AASHTO Journal – 12/11/15
President Obama and U.S. Transportation Secretary Anthony Foxx urged Congress to find additional funds for infrastructure investments, as the widely praised FAST Act drew mixed reactions about what its funding levels will achieve for the nation’s surface transportation system.
A number of transportation investment advocates also said Congress needs to identify a sustainable source of new revenue for the Highway Trust Fund, something this legislation did not achieve as it relied on unrelated funding. Without sustainable revenue provisions, the trust fund will face looming shortfalls again as the money in this measure runs out.
The new law, formally the Fixing America’s Surface Transportation Act, has been lauded by states, transit agencies and passenger rail supporters for providing five years of program authority at higher funding levels. That assures enough long-term certainty about the federal support that state departments of transportation and others can now proceed with more long-term infrastructure projects.
However, even before signing the five-year FAST Act on Dec. 4, Obama issued a statement calling it an “important first step in the right direction” but adding that “we should also recognize that we still have work to do.”
He said Congress should pass something like his proposed “Grow America Act” that would increase highway, transit and rail funding considerably more than under the new law, “one that supports even more jobs and invests even more in our roads and highways.”
Foxx followed with a Fast Lane blog post that said: “We should celebrate this milestone, but members of Congress should also understand that more needs to be done and should strive to pass a bill like the Grow America Act.”
He said the FAST Act increases overall surface transportation funding by 11 percent over five years, while the administration’s plan would grow funding by 45 percent.

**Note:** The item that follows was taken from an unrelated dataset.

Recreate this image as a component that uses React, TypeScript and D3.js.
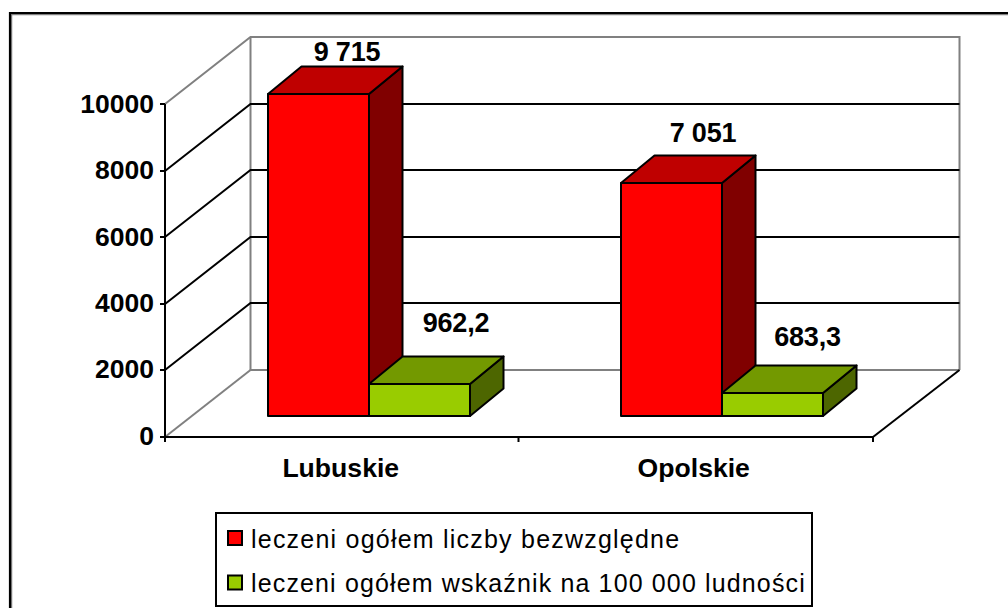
import React from "react";
import * as d3 from "d3";

const categories = ["Lubuskie", "Opolskie"];
const seriesNames = ["leczeni ogółem liczby bezwzględne", "leczeni ogółem wskaźnik na 100 000 ludności"];
const absolute = [9715, 7051];
const rate = [962.2, 683.3];
const absoluteLabels = ["9 715", "7 051"];
const rateLabels = ["962,2", "683,3"];
const yTicks = [0, 2000, 4000, 6000, 8000, 10000];

const FRONT_X0 = 165, FRONT_X1 = 873, FRONT_Y0 = 437;
const DX = 85.5, DY = -67;
const y = d3.scaleLinear().domain([0, 10000]).range([FRONT_Y0, 104]);
const yLabel = d3.scaleLinear().domain([0, 10000]).range([444.5, 113]);
const barH = d3.scaleLinear().domain([0, 10000]).range([0, 331]);
const cat = d3.scaleBand<string>().domain(categories).range([FRONT_X0, 872]);
const BAR_BASE_Y = 416, BAR_W = 101, BD = 33.5, BDY = -27.5;
const FONT = "'Liberation Sans', Arial, sans-serif";
const poly = (pts: number[][]) => pts.map((p) => p.join(",")).join(" ");
const gy = (t: number) => Math.round(y(t));
const barTop = (v: number) => Math.round(BAR_BASE_Y - barH(v));

function Bar({ x, v, front, top, side }: { x: number; v: number; front: string; top: string; side: string }) {
  const base = BAR_BASE_Y;
  const t = barTop(v);
  const r = x + BAR_W;
  return (
    <g stroke="#000" strokeWidth={2} strokeLinejoin="round">
      <polygon points={poly([[r, t], [r + BD, t + BDY], [r + BD, base + BDY], [r, base]])} fill={side} />
      <polygon points={poly([[x, t], [x + BD, t + BDY], [r + BD, t + BDY], [r, t]])} fill={top} />
      <rect x={x} y={t} width={BAR_W} height={base - t} fill={front} />
    </g>
  );
}

export default function App() {
  const back = FRONT_Y0 + DY;
  const backR = FRONT_X1 + DX + 1;
  return (
    <svg width={1008} height={608} style={{ position: "absolute", left: 0, top: 0, background: "#fff" }} fontFamily={FONT}>
      <rect x={0} y={0} width={1008} height={608} fill="#fff" />
      {/* outer frame */}
      <path d="M11.5,608 V14.5 H1008" fill="none" stroke="#808080" strokeWidth={1.5} />
      <path d="M10,608 V13 H1008" fill="none" stroke="#000" strokeWidth={2.2} />

      {/* walls */}
      <path d={`M${FRONT_X0},${gy(10000)} L${FRONT_X0 + DX},${gy(10000) + DY} H${backR} V${back}`} fill="none" stroke="#808080" strokeWidth={2} />
      <path d={`M${FRONT_X0 + DX},${gy(10000) + DY} V${back} H${backR}`} fill="none" stroke="#808080" strokeWidth={2} />
      <line x1={FRONT_X0} y1={FRONT_Y0} x2={FRONT_X0 + DX} y2={back} stroke="#808080" strokeWidth={2} />
      <line x1={FRONT_X1} y1={FRONT_Y0} x2={backR} y2={back} stroke="#000" strokeWidth={2} />

      {/* gridlines */}
      {yTicks.filter((t) => t > 0 && t < 10000).map((t) => (
        <path key={t} d={`M${FRONT_X0},${gy(t)} L${FRONT_X0 + DX},${gy(t) + DY} H${backR}`} fill="none" stroke="#000" strokeWidth={2} />
      ))}

      {/* axes */}
      <line x1={FRONT_X0} y1={gy(10000)} x2={FRONT_X0} y2={FRONT_Y0 + 1} stroke="#000" strokeWidth={2} />
      <line x1={FRONT_X0} y1={FRONT_Y0} x2={FRONT_X1} y2={FRONT_Y0} stroke="#000" strokeWidth={2} />
      {yTicks.map((t) => (
        <g key={t}>
          <line x1={FRONT_X0 - 5} x2={FRONT_X0} y1={gy(t)} y2={gy(t)} stroke="#000" strokeWidth={2} />
          <text x={154} y={yLabel(t)} textAnchor="end" fontSize={26.5} fontWeight="bold" fill="#000">{t}</text>
        </g>
      ))}
      {[...categories.map((c) => cat(c)!), FRONT_X1].map((x) => (
        <line key={x} x1={x} x2={x} y1={FRONT_Y0} y2={FRONT_Y0 + 5} stroke="#000" strokeWidth={2} />
      ))}
      {categories.map((c, i) => (
        <text key={c} x={cat(c)! + cat.bandwidth() / 2 - (i === 0 ? 1 : 1.5)} y={477} textAnchor="middle" fontSize={26.6} fontWeight="bold">{c}</text>
      ))}

      {/* bars */}
      {categories.map((c, i) => {
        const x0 = Math.round(cat(c)! + cat.bandwidth() / 2) - 74;
        return (
          <g key={c}>
            <Bar x={x0} v={absolute[i]} front="#ff0000" top="#bf0000" side="#800000" />
            <Bar x={x0 + BAR_W} v={rate[i]} front="#99cc00" top="#739900" side="#4d6600" />
            <text x={x0 + (i === 0 ? 79 : 82)} y={barTop(absolute[i]) - (i === 0 ? 33 : 41)} textAnchor="middle" fontSize={27} letterSpacing={-0.2} fontWeight="bold">{absoluteLabels[i]}</text>
            <text x={x0 + (i === 0 ? 188 : 186.5)} y={barTop(rate[i]) - (i === 0 ? 52 : 47)} textAnchor="middle" fontSize={27} letterSpacing={-0.2} fontWeight="bold">{rateLabels[i]}</text>
          </g>
        );
      })}

      {/* legend */}
      <rect x={216} y={513} width={596} height={93} fill="#fff" stroke="#000" strokeWidth={2} />
      {seriesNames.map((s, i) => (
        <g key={s}>
          <rect x={228} y={531 + i * 44.5} width={14} height={14} fill={i === 0 ? "#ff0000" : "#99cc00"} stroke="#000" strokeWidth={2} />
          <text x={251} y={548 + i * 44} fontSize={25} letterSpacing={i === 0 ? 1.22 : 1.14} fill="#000">{s}</text>
        </g>
      ))}
    </svg>
  );
}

The new law, said Foxx, “is a down-payment for building a 21st century transportation system, though it is still far short of the amount needed to reduce congestion on our roads and meet the increasing demands on our transportation systems.”
Some major industry groups have taken a similar position.
In a Dec. 2 letter to members of Congress as they neared votes to pass the bill, the U.S. Chamber of Commerce commended congressional leaders who negotiated a five-year bill that “provides meaningful certainty to states and communities across the country to begin to address the backlog of much-needed transportation and transit projects.”
But the Chamber also said “the FAST Act is an incomplete solution for addressing critical transit and surface transportation priories. Once the FAST Act is law, the Chamber urges Congress to undertake a rigorous examination of long term funding options to increase investment for America’s surface transportation program.”
House Transportation Chairman Bill Shuster, R-Pa., has said that once the FAST Act was signed into law he planned to quickly enlist stakeholders to begindiscussions toward agreeing on sustainable funding measures for the Highway Trust Fund.
His ranking member, Peter DeFazio, D-Ore., emphasizes that the FAST Act includes a provision to automatically allocate any additional funding Congress might find for the trust fund over its five years, without needing new authorizing legislation.
At the American Road & Transportation Builders Association, CEO Pete Ruane said some good things about the new law are that it will “help maintain employment, assists the public and private sectors to plan ahead, and it will speed up project delivery.”
But he was sharply critical about its funding levels. “Congress and the Obama administration also fell short in providing the level of investment that would result in demonstrable improvement in the overall physical conditions, performance and safety of the system,” Ruane said. “At best, we will be treading water.”
Officials at the American Association of State Highway and Transportation have emphasized the certainty and stability the long-term bill provides state DOTs, and the increased funding after a long period of flat-level extensions.
An AASHTO staff analysis shows the bill’s highway programs will see an overall funding increase of about 5 percent the first year and 2 percent annually after that. But that analysis also points to a sizable cut looming for state DOTs’ highway funding in the final year of the FAST Act.
As a longer-term budgeting provision, the law locks in a $7.6 billion rescission of unobligated contract authority on July 1, 2020, and requires the state agencies to apply their cuts proportionally across certain program categories while exempting others.
Unless that provision is removed in coming years, state DOTs will face contract authority cuts midway through the summer construction of 2020, said Joung Lee, AASHTO’s policy director, and that could severely impact their entire fifthyear of project planning under the bill.
“If this were to happen, at best there would be a major reduction in states’ flexibility to manage their highway programs; at worst, it could lead to cuts in federal funding for vital projects all over the country” for that year, Lee said.